Jaringan Pendidikan Pemilih untuk Rakyat (JPPR) menilai gagasan ad hoc-sisasi Komisi Pemilihan Umum (KPU) kabupaten/kota sebagai kemunduran demokrasi. Tata penyelenggaraan pemilu telah dimulai sejak reformasi dan telah membaik pada 2014. Saat ini, yang diperlukan adalah penguatan birokrasi penyelenggaraan pemilu untuk menopang demokrasi yang diharapkan semakin berkualitas pada Pemilu Serentak 2019.
“Yang perlu dilakukan sekarang adalah membangun kepercayaan masyarakat untuk menyelenggarakan pemilu yang semakin berkualitas, bukan merombak suatu birokrasi yang tatanannya sudah sistematis dan cukup baik,” tegas Koordinator Nasional JPPR, Sunanto, pada diskusi “Mewujudkan Lembaga Penyelenggara Pemilu Berintegritas: Ad hoc-sisasi KPU Kabupaten Kota?” di Menteng, Jakarta Pusat (8/5).
Nanto menjelaskan bahwa KPU kabupaten/kota merupakan struktur penting dari institusi penyelenggara pemilu.
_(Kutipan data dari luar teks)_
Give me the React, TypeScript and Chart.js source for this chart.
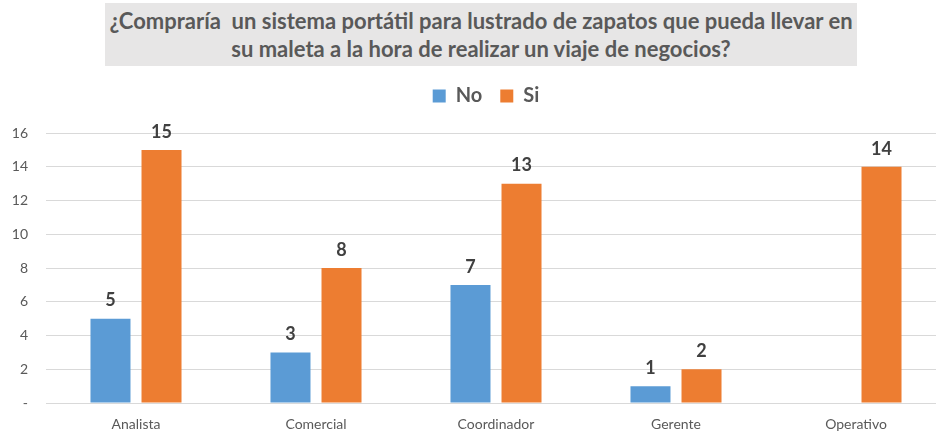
import React, { useEffect, useRef } from "react";
import { Chart, registerables } from "chart.js";

Chart.register(...registerables);

const titleLines = [
  "¿Compraría  un sistema portátil para lustrado de zapatos que pueda llevar en",
  "su maleta a la hora de realizar un viaje de negocios?",
];
const categories = ["Analista", "Comercial", "Coordinador", "Gerente", "Operativo"];
const seriesNames = ["No", "Si"];
const noValues = [5, 3, 7, 1, null];
const siValues = [15, 8, 13, 2, 14];
const yMin = 0;
const yMax = 16;
const yStep = 2;

const BLUE = "#5b9bd5";
const ORANGE = "#ed7d31";
const TEXT = "#595959";
const FONT = "Lato, 'Open Sans', sans-serif";

const valueLabels = {
  id: "valueLabels",
  afterDatasetsDraw(chart: any) {
    const ctx = chart.ctx;
    ctx.save();
    ctx.font = `bold 18px ${FONT}`;
    ctx.fillStyle = "#404040";
    ctx.textAlign = "center";
    ctx.textBaseline = "middle";
    chart.data.datasets.forEach((ds: any, i: number) => {
      const meta = chart.getDatasetMeta(i);
      meta.data.forEach((bar: any, j: number) => {
        const v = ds.data[j];
        if (v == null) return;
        ctx.fillText(String(v), bar.x, bar.y - 18);
      });
    });
    ctx.restore();
  },
};

export default function App() {
  const ref = useRef<HTMLCanvasElement>(null);
  useEffect(() => {
    if (!ref.current) return;
    const chart = new Chart(ref.current, {
      type: "bar",
      data: {
        labels: categories,
        datasets: [
          { label: seriesNames[0], data: noValues, backgroundColor: BLUE },
          { label: seriesNames[1], data: siValues, backgroundColor: ORANGE },
        ],
      },
      options: {
        responsive: false,
        animation: false,
        layout: { padding: { top: 8, left: 0, right: 0, bottom: 0 } },
        datasets: { bar: { categoryPercentage: 0.567, barPercentage: 0.784 } },
        plugins: {
          legend: {
            position: "top",
            labels: {
              boxWidth: 13,
              boxHeight: 13,
              padding: 18,
              color: TEXT,
              font: { family: FONT, size: 20, weight: "bold" },
            },
          },
          tooltip: { enabled: false },
          title: { display: false },
        },
        scales: {
          x: {
            grid: { display: false },
            border: { display: false },
            ticks: { color: TEXT, padding: 5, font: { family: FONT, size: 14 } },
            afterFit: (s: any) => {
              s.height = 29;
            },
          },
          xTop: {
            type: "linear",
            position: "top",
            grid: { display: false },
            border: { display: false },
            ticks: { display: false },
            afterFit: (s: any) => {
              s.height = 17;
            },
          },
          y: {
            min: yMin,
            max: yMax,
            grid: { color: "#d9d9d9", drawTicks: false, lineWidth: 1 },
            border: { display: false },
            ticks: {
              stepSize: yStep,
              padding: 18,
              color: TEXT,
              font: { family: FONT, size: 14 },
              callback: (v: any) => (v === 0 ? "-" : String(v)),
            },
            afterFit: (s: any) => {
              s.width = 46;
            },
          },
          yR: {
            type: "linear",
            position: "right",
            grid: { display: false },
            border: { display: false },
            ticks: { display: false },
            afterFit: (s: any) => {
              s.width = 26;
            },
          },
        },
      } as any,
      plugins: [valueLabels],
    });
    return () => chart.destroy();
  }, []);

  return (
    <div
      style={{
        position: "absolute",
        left: 0,
        top: 0,
        width: 936,
        height: 432,
        overflow: "hidden",
        background: "#ffffff",
      }}
    >
      <div
        style={{
          position: "absolute",
          left: 105,
          top: 3,
          width: 752,
          height: 63,
          background: "#e7e6e6",
          color: TEXT,
          fontFamily: "Lato, 'Open Sans', sans-serif",
          fontWeight: "bold",
          fontSize: 22,
          lineHeight: "28px",
          textAlign: "center",
          display: "flex",
          flexDirection: "column",
          justifyContent: "center",
          alignItems: "center",
          whiteSpace: "pre",
        }}
      >
        {titleLines.map((t, i) => (
          <div key={i}>{t}</div>
        ))}
      </div>
      <canvas
        ref={ref}
        width={972}
        height={372}
        style={{ position: "absolute", left: 0, top: 60, width: 972, height: 372 }}
      />
    </div>
  );
}
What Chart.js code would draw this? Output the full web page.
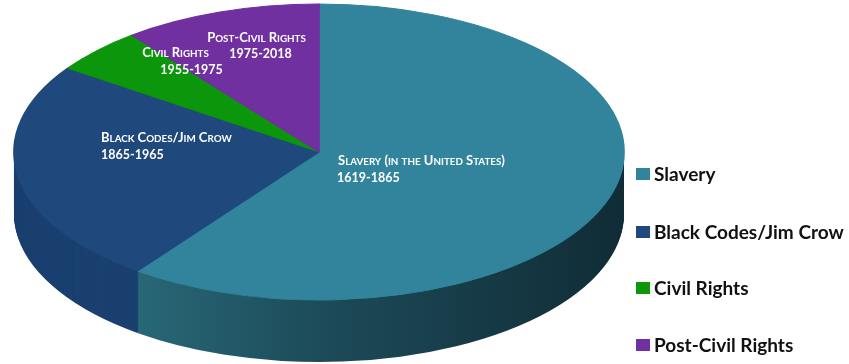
<!DOCTYPE html>
<html><head><meta charset="utf-8">
<script src="https://cdn.jsdelivr.net/npm/chart.js@4"></script>
<style>html,body{margin:0;padding:0;background:#fff;} canvas{display:block;}</style>
</head><body>
<canvas id="c" width="849" height="364"></canvas>
<script>
// ---- data ----
const categories = ['Slavery', 'Black Codes/Jim Crow', 'Civil Rights', 'Post-Civil Rights'];
const spanYears = [246, 100, 20, 43];
const sliceTitles = ['Slavery (in the United States)', 'Black Codes/Jim Crow', 'Civil Rights', 'Post-Civil Rights'];
const sliceRanges = ['1619-1865', '1865-1965', '1955-1975', '1975-2018'];

// ---- styles ----
const topColors = ['#31849b', '#1f497d', '#0b960b', '#7030a0'];
const sideColors = ['#1f5866', '#1a4070', '#087008', '#56257c'];
const PIE = { cx: 319, cy: 152, rx: 305, ry: 148, depth: 62 };
const labelLayout = [
  { align: 'left', l1: [338, 160], l2: [337, 177] },
  { align: 'left', l1: [101, 137], l2: [101, 154] },
  { align: 'center', l1: [175.5, 52], l2: [191.5, 69] },
  { align: 'center', l1: [256.5, 37], l2: [260.5, 53] }
];
const CAP_FONT = 'bold 13px Lato', SMALL_FONT = 'bold 9.8px Lato', NUM_FONT = 'bold 12.5px Lato';
const legendLayout = { boxX: 636, boxW: 14, boxH: 12, textX: 654, ys: [174, 232, 288, 345], font: 'bold 19px Lato' };

function withPieTransform(ctx, arc, fn) {
  const R = arc.outerRadius;
  const sx = PIE.rx / R, sy = PIE.ry / R;
  ctx.save();
  ctx.translate(PIE.cx, PIE.cy);
  ctx.scale(sx, sy);
  ctx.translate(-arc.x, -arc.y);
  fn(sx, sy);
  ctx.restore();
}

// small-caps text: uppercase letters at cap size, others uppercased at small size
function smallCapsRuns(text) {
  const runs = [];
  for (const ch of text) {
    const big = !(ch >= 'a' && ch <= 'z');
    const last = runs[runs.length - 1];
    if (last && last.big === big) last.t += ch; else runs.push({ big, t: ch });
  }
  return runs.map(r => ({ font: r.big ? CAP_FONT : SMALL_FONT, t: r.t.toUpperCase() }));
}
function drawSmallCaps(ctx, text, x, y, align) {
  const runs = smallCapsRuns(text);
  let w = 0;
  runs.forEach(r => { ctx.font = r.font; r.w = ctx.measureText(r.t).width; w += r.w; });
  let cx = align === 'center' ? x - w / 2 : x;
  ctx.textAlign = 'left';
  runs.forEach(r => { ctx.font = r.font; ctx.fillText(r.t, cx, y); cx += r.w; });
}

const pie3d = {
  id: 'pie3d',
  beforeDatasetsDraw(chart) {
    const ctx = chart.ctx;
    const arcs = chart.getDatasetMeta(0).data;
    // side walls, back to front
    for (let i = arcs.length - 1; i >= 0; i--) {
      const arc = arcs[i];
      const orig = arc.options;
      withPieTransform(ctx, arc, (sx, sy) => {
        let fill = sideColors[i];
        if (i === 0) {
          const lx = X => arc.x + (X - PIE.cx) / sx;
          const g = ctx.createLinearGradient(lx(70), 0, lx(625), 0);
          g.addColorStop(0, '#2c7282');
          g.addColorStop(0.45, '#1d4b59');
          g.addColorStop(1, '#102c36');
          fill = g;
        }
        arc.options = Object.assign({}, orig, { backgroundColor: fill, borderWidth: 0 });
        for (let d = PIE.depth; d > 0; d -= 1) {
          ctx.save();
          ctx.translate(0, d / sy);
          arc.draw(ctx);
          ctx.restore();
        }
        arc.options = orig;
      });
    }
    // top faces
    arcs.forEach(arc => withPieTransform(ctx, arc, () => arc.draw(ctx)));
    // slice labels
    ctx.save();
    ctx.fillStyle = '#ffffff';
    ctx.textBaseline = 'alphabetic';
    sliceTitles.forEach((t, i) => {
      const L = labelLayout[i];
      drawSmallCaps(ctx, t, L.l1[0], L.l1[1] + 5, L.align);
    });
    ctx.font = NUM_FONT;
    sliceRanges.forEach((t, i) => {
      const L = labelLayout[i];
      ctx.textAlign = L.align;
      ctx.fillText(t, L.l2[0], L.l2[1] + 5);
    });
    ctx.restore();
    return false;
  },
  afterDraw(chart) {
    const ctx = chart.ctx;
    const ds = chart.data.datasets[0];
    ctx.save();
    ctx.font = legendLayout.font;
    ctx.textBaseline = 'middle';
    ctx.textAlign = 'left';
    chart.data.labels.forEach((lab, i) => {
      const y = legendLayout.ys[i];
      ctx.fillStyle = ds.backgroundColor[i];
      ctx.fillRect(legendLayout.boxX, y - legendLayout.boxH / 2, legendLayout.boxW, legendLayout.boxH);
      ctx.fillStyle = '#111111';
      ctx.fillText(lab, legendLayout.textX, y + 1);
    });
    ctx.restore();
  }
};

new Chart(document.getElementById('c'), {
  type: 'pie',
  data: {
    labels: categories,
    datasets: [{
      data: spanYears,
      backgroundColor: topColors,
      borderColor: topColors,
      borderWidth: 1
    }]
  },
  options: {
    responsive: false,
    devicePixelRatio: 1,
    animation: false,
    layout: { padding: { right: 220 } },
    plugins: { legend: { display: false }, tooltip: { enabled: false } }
  },
  plugins: [pie3d]
});
</script>
</body></html>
KPU kabupaten/kota memegang fungsi dalam pemutakhiran daftar pemilih berkelanjutan, melakukan pendidikan pemilih, dan menginvetarisasi arsip-arsip kepemiluan.
“Yang bisa melakukan fungsi itu adalah struktur di bawah, yaitu KPU kabupaten/kota. Kalau KPU kabupaten/kota ad hoc, mereka gak akan bisa melakukan itu. Gak bisa tercapai pemutakhiran yang berkelanjutan,” tukas Nanto.
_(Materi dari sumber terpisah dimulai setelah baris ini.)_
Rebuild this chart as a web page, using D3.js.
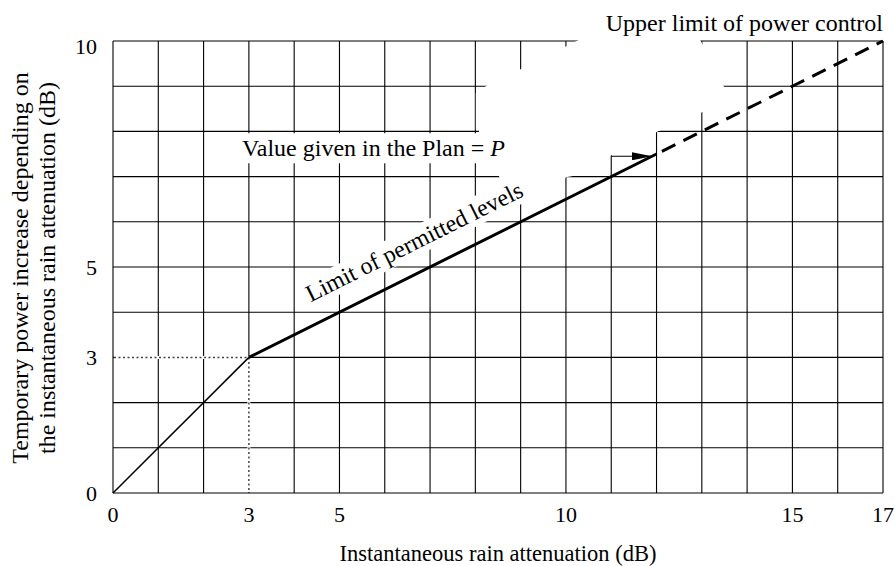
<!DOCTYPE html>
<html><head><meta charset="utf-8">
<script src="https://cdn.jsdelivr.net/npm/d3@7"></script>
<style>
html,body{margin:0;padding:0;background:#fff;}
svg{display:block;font-family:"Liberation Serif","Times New Roman",serif;}
</style></head>
<body><svg id="chart" width="895" height="566"></svg>
<script>
// ---- data ----
const attenuation   = [0, 3, 12, 17];      // x (dB)
const powerIncrease = [0, 3, 7.5, 10];     // y (dB)
const segmentStyle  = ["thin", "thick", "dashed"];
const xTickValues = [0, 3, 5, 10, 15, 17];
const yTickValues = [0, 3, 5, 10];
const gridXValues = d3.range(0, 18);
const gridYValues = d3.range(0, 11);
const kneeX = 3, kneeY = 3;
const planArrowX = [11, 11.9];
const planArrowY = 7.45;
const planLabelX = 2.85;
const limitLabelAt = [6.73, 5.4];
const xTitle = "Instantaneous rain attenuation (dB)";
const yTitle = ["Temporary power increase depending on", "the instantaneous rain attenuation (dB)"];
const limitLabel = "Limit of permitted levels";
const planLabel = "Value given in the Plan = ";
const planSymbol = "P";
const upperLabel = "Upper limit of power control";
// blank (unruled) area of the chart, in data units
const blankRegion = [[10.38,10.07],[12.94,10.07],[13.49,8.98],[13.07,8.45],[12.05,8.01],[11.06,7.50],
  [10.13,7.01],[10.02,6.99],[9.03,6.44],[8.54,6.97],[8.08,7.88],[8.08,8.03],[8.01,8.05],[8.01,8.85],[8.28,9.03],[9.01,9.38]];

// ---- layout ----
const svg = d3.select("#chart");
const x = d3.scaleLinear([0, 17], [113, 883]);
const y = d3.scaleLinear([0, 10], [493, 41]);

// grid
const g = svg.append("g");
g.selectAll(".vx").data(gridXValues).join("line")
  .attr("x1", d => x(d)).attr("x2", d => x(d)).attr("y1", y(0)).attr("y2", y(10))
  .attr("stroke", "#000").attr("stroke-width", 1.1);
g.selectAll(".hy").data(gridYValues).join("line")
  .attr("y1", d => y(d)).attr("y2", d => y(d)).attr("x1", x(0)).attr("x2", x(17))
  .attr("stroke", "#000").attr("stroke-width", 1.1);

// blank region
svg.append("path")
  .attr("d", d3.line().x(d => x(d[0])).y(d => y(d[1]))(blankRegion) + "Z")
  .attr("fill", "#fff");

// text with white background helper
function boxed(textSel, pad) {
  const bb = textSel.node().getBBox();
  const parent = d3.select(textSel.node().parentNode);
  parent.insert("rect", () => textSel.node())
    .attr("x", bb.x - pad[0]).attr("y", bb.y - pad[1])
    .attr("width", bb.width + 2 * pad[0]).attr("height", bb.height + 2 * pad[1])
    .attr("fill", "#fff");
}

// plan label
const planG = svg.append("g");
const planText = planG.append("text")
  .attr("x", x(planLabelX)).attr("y", y(planArrowY))
  .attr("font-size", 24).attr("fill", "#000");
planText.append("tspan").text(planLabel);
planText.append("tspan").attr("font-style", "italic").text(planSymbol);
boxed(planText, [1, 2]);

// limit label (rotated along the line)
const angle = Math.atan2(y(powerIncrease[2]) - y(powerIncrease[1]), x(attenuation[2]) - x(attenuation[1])) * 180 / Math.PI;
const limG = svg.append("g")
  .attr("transform", `translate(${x(limitLabelAt[0])},${y(limitLabelAt[1])}) rotate(${angle})`);
const limText = limG.append("text").attr("text-anchor", "middle")
  .attr("font-size", 24).attr("fill", "#000").text(limitLabel);
boxed(limText, [2, 1]);

// dotted guides (replace the ruling under them)
const guide = `M${x(0) + 1},${y(kneeY)}H${x(kneeX)}V${y(0) - 1}`;
svg.append("path").attr("d", guide)
  .attr("fill", "none").attr("stroke", "#fff").attr("stroke-width", 3);
svg.append("path").attr("d", guide)
  .attr("fill", "none").attr("stroke", "#444").attr("stroke-width", 1.5)
  .attr("stroke-dasharray", "2,2.5");

// limit curve
const pts = attenuation.map((a, i) => [x(a), y(powerIncrease[i])]);
segmentStyle.forEach((s, i) => {
  svg.append("line")
    .attr("x1", pts[i][0]).attr("y1", pts[i][1]).attr("x2", pts[i + 1][0]).attr("y2", pts[i + 1][1])
    .attr("stroke", "#000")
    .attr("stroke-width", s === "thin" ? 1.5 : 3)
    .attr("stroke-dasharray", s === "dashed" ? "15,9" : null)
    .attr("stroke-dashoffset", s === "dashed" ? -6 : null);
});

// plan arrow
svg.append("defs").append("marker").attr("id", "ah")
  .attr("viewBox", "0 0 20 8").attr("refX", 20).attr("refY", 4)
  .attr("markerWidth", 20).attr("markerHeight", 8).attr("markerUnits", "userSpaceOnUse")
  .attr("orient", "auto")
  .append("path").attr("d", "M0,0L20,4L0,8Z").attr("fill", "#000");
svg.append("line")
  .attr("x1", x(planArrowX[0])).attr("x2", x(planArrowX[1]))
  .attr("y1", y(planArrowY)).attr("y2", y(planArrowY))
  .attr("stroke", "#000").attr("stroke-width", 1)
  .attr("marker-end", "url(#ah)");

// upper label
svg.append("text").attr("x", x(17)).attr("y", y(10) - 10)
  .attr("text-anchor", "end").attr("font-size", 24).text(upperLabel);

// ticks
svg.selectAll(".xt").data(xTickValues).join("text")
  .attr("x", d => x(d)).attr("y", y(0) + 29).attr("text-anchor", "middle")
  .attr("font-size", 22).text(d => d);
svg.selectAll(".yt").data(yTickValues).join("text")
  .attr("x", x(0) - 16).attr("y", d => Math.max(y(d) + 8, y(10) + 13)).attr("text-anchor", "end")
  .attr("font-size", 22).text(d => d);

// axis titles
svg.append("text").attr("x", (x(0) + x(17)) / 2).attr("y", 561)
  .attr("text-anchor", "middle").attr("font-size", 22.5).text(xTitle);
yTitle.forEach((t, i) => {
  svg.append("text")
    .attr("transform", `translate(${28 + i * 27},${(y(0) + y(10)) / 2 + 1}) rotate(-90)`)
    .attr("text-anchor", "middle").attr("font-size", 24).text(t);
});
</script>
</body></html>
Gagasan ad hoc-sisasi KPU kabupaten/kota adalah langkah kontraproduktif yang tak sesuai dengan kebutuhan pemilu di Indonesia. Pemerintah semestinya memperkuat supporting system KPU kabupaten/kota dan memberikan tugas tambahan untuk diisi di masa lengang.